Kassel, Germany, is no great shakes. Bombed flat during World War II, it makes Peoria seem like Paris. Yet twice a decade for the past 57 years, it has become the center of the world for the planet's culturati. Beginning June 9, something like three quarters of a million visitors are expected to head to Kassel for its Documenta festival—a kind of art-world cross between the Olympics and the Oscars. It often sets the artistic agenda: the conceptual art that is now everywhere took hold at Kassel's fifth Documenta, in 1972; the expressionist painting that boomed in the 80s got a big break at Documenta 8 in 1982; the 11th showed art from beyond Western culture, and now there's no ignoring artists from Africa and Asia.

And here we are this summer, up to number 13, and the art world's on tenterhooks. This edition's creative director is Carolyn Christov-Bakargiev, an American who has worked mostly in Europe, and so far she's been tight-lipped. But speaking by Skype one recent afternoon, she seems giddy to share details: among the big names she reveals are painter Julie Mehretu, animator William Kentridge (whose career was launched at the 10th Documenta), and Lawrence Wiener, the godfather of text-based art, who's been in almost all of Christov-Bakargiev's projects. "Documenta is really about thinking through all our aesthetic, social, political, and art-historical questions," she says modestly, and expects such famous artists to help her get there.
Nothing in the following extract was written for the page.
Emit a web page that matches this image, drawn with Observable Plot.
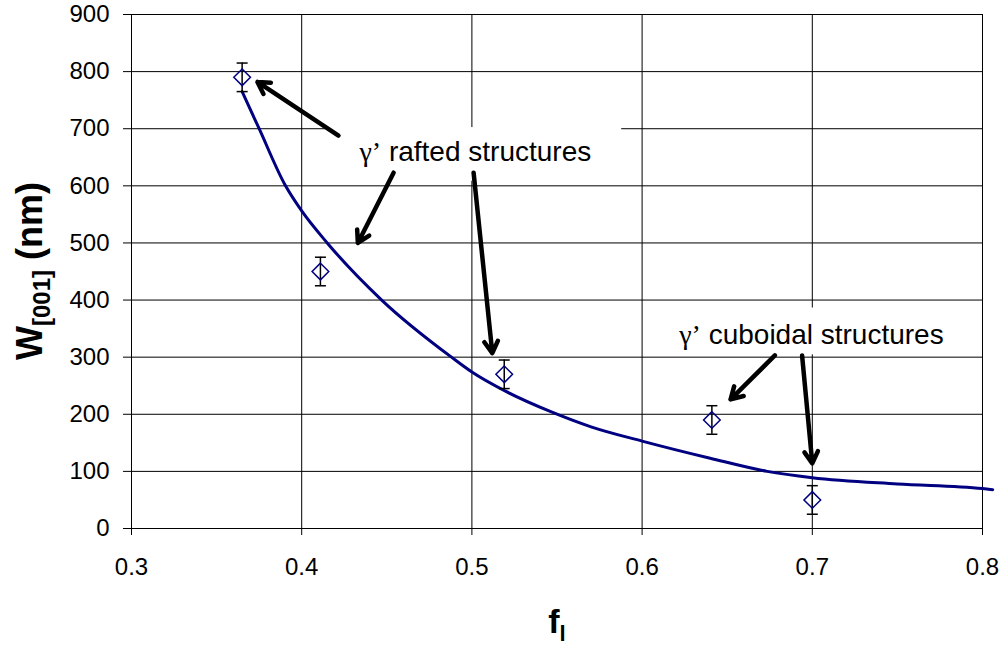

Christov-Bakargiev has found strange urban venues to show some of them in, like the staircase in an old bank and other vintage Kassel buildings not normally noticed by visitors. "It's like an exploded museum," she says. One of the festival's more traditional exhibition spaces will be filled with artworks that somehow talk about painting, while a downtown park will be home to about 30 new sculptures and structures. There will also be unorthodox "creative activity" on display, with the Viennese physicist Anton Zeilinger conducting experiments in public.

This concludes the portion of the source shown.